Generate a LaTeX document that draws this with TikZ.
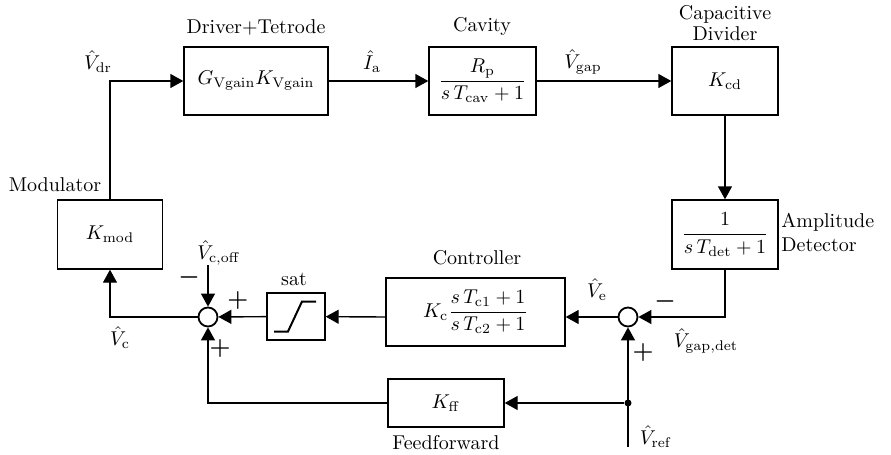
\documentclass[tikz,border=0pt]{standalone}
\usepackage{amsmath,amssymb}
\usetikzlibrary{arrows.meta}

\begin{document}
\begin{tikzpicture}[x=0.5pt,y=-0.5pt]
\tikzset{
  block/.style={rectangle,draw=black,line width=0.7pt,inner sep=1pt},
  sumnode/.style={circle,draw=black,line width=0.9pt,minimum size=9.5pt,inner sep=0pt},
  dotnode/.style={circle,fill=black,minimum size=3.5pt,inner sep=0pt},
  signal/.style={draw=black,line width=0.7pt,-{Triangle[length=6.5pt,width=7pt]}},
  wire/.style={draw=black,line width=0.7pt},
  lbl/.style={inner sep=0pt},
  sign/.style={inner sep=0pt,font=\large\boldmath}
}
\useasboundingbox (0,0) rectangle (891,455);
% blocks
\node[block,minimum width=72pt,minimum height=34pt] (n_drv) at (256,81) {$G_{\mathrm{Vgain}}K_{\mathrm{Vgain}}$};
\node[block,minimum width=53.5pt,minimum height=34pt] (n_cav) at (482.5,81) {$\dfrac{R_{\mathrm{p}}}{s\,T_{\mathrm{cav}}+1}$};
\node[block,minimum width=53pt,minimum height=34pt] (n_cd) at (725,81) {$K_{\mathrm{cd}}$};
\node[block,minimum width=53pt,minimum height=34.5pt] (n_det) at (725,234.5) {$\dfrac{1}{s\,T_{\mathrm{det}}+1}$};
\node[block,minimum width=52.5pt,minimum height=34.5pt] (n_mod) at (110,234.5) {$K_{\mathrm{mod}}$};
\node[block,minimum width=89.5pt,minimum height=34pt] (n_ctrl) at (475.5,312) {$K_{\mathrm{c}}\dfrac{s\,T_{\mathrm{c1}}+1}{s\,T_{\mathrm{c2}}+1}$};
\node[block,minimum width=29pt,minimum height=23.5pt] (n_sat) at (296,316.5) {};
\node[block,minimum width=58pt,minimum height=24pt] (n_ff) at (446,403) {$K_{\mathrm{ff}}$};
% junctions
\node[sumnode] (n_sumL) at (208,317) {};
\node[sumnode] (n_sumR) at (628,317) {};
\node[dotnode] (n_br) at (628,403) {};
\coordinate (c_off) at (208,265);
\coordinate (c_ref) at (628,447);
% saturation curve
\draw[line width=1pt,shift={(n_sat.center)}] (-22,15) -- (-8,15) -- (6,-15) -- (20,-15);
% block titles
\node[lbl] (t_drv) at (256,27) {Driver+Tetrode};
\node[lbl] (t_cav) at (482,27) {Cavity};
\node[lbl,align=center] (t_cd) at (725,23) {Capacitive\\[-1.5pt]Divider};
\node[lbl,align=left,anchor=west] (t_det) at (781,232) {Amplitude\\Detector};
\node[lbl] (t_mod) at (55,185) {Modulator};
\node[lbl] (t_ctrl) at (477,258) {Controller};
\node[lbl] (t_sat) at (294,279) {sat};
\node[lbl] (t_ff) at (446,443) {Feedforward};
% signal labels
\node[lbl] (s_dr) at (98,62) {$\hat{V}_{\mathrm{dr}}$};
\node[lbl] (s_a) at (372,62) {$\hat{I}_{\mathrm{a}}$};
\node[lbl] (s_gap) at (583,62) {$\hat{V}_{\mathrm{gap}}$};
\node[lbl] (s_off) at (219,253) {$\hat{V}_{\mathrm{c,off}}$};
\node[lbl] (s_c) at (120,338) {$\hat{V}_{\mathrm{c}}$};
\node[lbl] (s_e) at (597,290) {$\hat{V}_{\mathrm{e}}$};
\node[lbl] (s_gapdet) at (706,341) {$\hat{V}_{\mathrm{gap,det}}$};
\node[lbl] (s_ref) at (656,437) {$\hat{V}_{\mathrm{ref}}$};
% signs
\node[sign] (g_offm) at (189,277) {$-$};
\node[sign] (g_satp) at (238,300) {$+$};
\node[sign] (g_ffp) at (220,348) {$+$};
\node[sign] (g_detm) at (665,301) {$-$};
\node[sign] (g_refp) at (643,352) {$+$};
% connections
\draw[signal] (n_mod.north) |- (n_drv.west);
\draw[signal] (n_drv) -- (n_cav);
\draw[signal] (n_cav) -- (n_cd);
\draw[signal] (n_cd) -- (n_det);
\draw[signal] (n_det.south) |- (n_sumR);
\draw[signal] (n_sumR) -- (n_sumR -| n_ctrl.east);
\draw[signal] (n_ctrl.west |- n_sumR) -- (n_sat);
\draw[signal] (n_sat) -- (n_sumL);
\draw[signal] (n_sumL) -| (n_mod.south);
\draw[signal] (c_off) -- (n_sumL);
\draw[wire] (c_ref) -- (n_br.center);
\draw[signal] (n_br.center) -- (n_sumR);
\draw[signal] (n_br) -- (n_ff);
\draw[signal] (n_ff) -| (n_sumL);
\end{tikzpicture}
\end{document}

◆ ◆ ◆ ◆ ◆

* [To be done]:
Set down all the data again exactly as above, pictures excluded.

* [The solution]:
Generate a LaTeX document that draws this with TikZ.
\documentclass[tikz,border=0pt]{standalone}
\usepackage{amsmath,amssymb}
\usetikzlibrary{arrows.meta}

\begin{document}
\begin{tikzpicture}[x=0.5pt,y=-0.5pt]
\tikzset{
  block/.style={rectangle,draw=black,line width=0.7pt,inner sep=1pt},
  sumnode/.style={circle,draw=black,line width=0.9pt,minimum size=9.5pt,inner sep=0pt},
  dotnode/.style={circle,fill=black,minimum size=3.5pt,inner sep=0pt},
  signal/.style={draw=black,line width=0.7pt,-{Triangle[length=6.5pt,width=7pt]}},
  wire/.style={draw=black,line width=0.7pt},
  lbl/.style={inner sep=0pt},
  sign/.style={inner sep=0pt,font=\large\boldmath}
}
\useasboundingbox (0,0) rectangle (891,455);
% blocks
\node[block,minimum width=72pt,minimum height=34pt] (n_drv) at (256,81) {$G_{\mathrm{Vgain}}K_{\mathrm{Vgain}}$};
\node[block,minimum width=53.5pt,minimum height=34pt] (n_cav) at (482.5,81) {$\dfrac{R_{\mathrm{p}}}{s\,T_{\mathrm{cav}}+1}$};
\node[block,minimum width=53pt,minimum height=34pt] (n_cd) at (725,81) {$K_{\mathrm{cd}}$};
\node[block,minimum width=53pt,minimum height=34.5pt] (n_det) at (725,234.5) {$\dfrac{1}{s\,T_{\mathrm{det}}+1}$};
\node[block,minimum width=52.5pt,minimum height=34.5pt] (n_mod) at (110,234.5) {$K_{\mathrm{mod}}$};
\node[block,minimum width=89.5pt,minimum height=34pt] (n_ctrl) at (475.5,312) {$K_{\mathrm{c}}\dfrac{s\,T_{\mathrm{c1}}+1}{s\,T_{\mathrm{c2}}+1}$};
\node[block,minimum width=29pt,minimum height=23.5pt] (n_sat) at (296,316.5) {};
\node[block,minimum width=58pt,minimum height=24pt] (n_ff) at (446,403) {$K_{\mathrm{ff}}$};
% junctions
\node[sumnode] (n_sumL) at (208,317) {};
\node[sumnode] (n_sumR) at (628,317) {};
\node[dotnode] (n_br) at (628,403) {};
\coordinate (c_off) at (208,265);
\coordinate (c_ref) at (628,447);
% saturation curve
\draw[line width=1pt,shift={(n_sat.center)}] (-22,15) -- (-8,15) -- (6,-15) -- (20,-15);
% block titles
\node[lbl] (t_drv) at (256,27) {Driver+Tetrode};
\node[lbl] (t_cav) at (482,27) {Cavity};
\node[lbl,align=center] (t_cd) at (725,23) {Capacitive\\[-1.5pt]Divider};
\node[lbl,align=left,anchor=west] (t_det) at (781,232) {Amplitude\\Detector};
\node[lbl] (t_mod) at (55,185) {Modulator};
\node[lbl] (t_ctrl) at (477,258) {Controller};
\node[lbl] (t_sat) at (294,279) {sat};
\node[lbl] (t_ff) at (446,443) {Feedforward};
% signal labels
\node[lbl] (s_dr) at (98,62) {$\hat{V}_{\mathrm{dr}}$};
\node[lbl] (s_a) at (372,62) {$\hat{I}_{\mathrm{a}}$};
\node[lbl] (s_gap) at (583,62) {$\hat{V}_{\mathrm{gap}}$};
\node[lbl] (s_off) at (219,253) {$\hat{V}_{\mathrm{c,off}}$};
\node[lbl] (s_c) at (120,338) {$\hat{V}_{\mathrm{c}}$};
\node[lbl] (s_e) at (597,290) {$\hat{V}_{\mathrm{e}}$};
\node[lbl] (s_gapdet) at (706,341) {$\hat{V}_{\mathrm{gap,det}}$};
\node[lbl] (s_ref) at (656,437) {$\hat{V}_{\mathrm{ref}}$};
% signs
\node[sign] (g_offm) at (189,277) {$-$};
\node[sign] (g_satp) at (238,300) {$+$};
\node[sign] (g_ffp) at (220,348) {$+$};
\node[sign] (g_detm) at (665,301) {$-$};
\node[sign] (g_refp) at (643,352) {$+$};
% connections
\draw[signal] (n_mod.north) |- (n_drv.west);
\draw[signal] (n_drv) -- (n_cav);
\draw[signal] (n_cav) -- (n_cd);
\draw[signal] (n_cd) -- (n_det);
\draw[signal] (n_det.south) |- (n_sumR);
\draw[signal] (n_sumR) -- (n_sumR -| n_ctrl.east);
\draw[signal] (n_ctrl.west |- n_sumR) -- (n_sat);
\draw[signal] (n_sat) -- (n_sumL);
\draw[signal] (n_sumL) -| (n_mod.south);
\draw[signal] (c_off) -- (n_sumL);
\draw[wire] (c_ref) -- (n_br.center);
\draw[signal] (n_br.center) -- (n_sumR);
\draw[signal] (n_br) -- (n_ff);
\draw[signal] (n_ff) -| (n_sumL);
\end{tikzpicture}
\end{document}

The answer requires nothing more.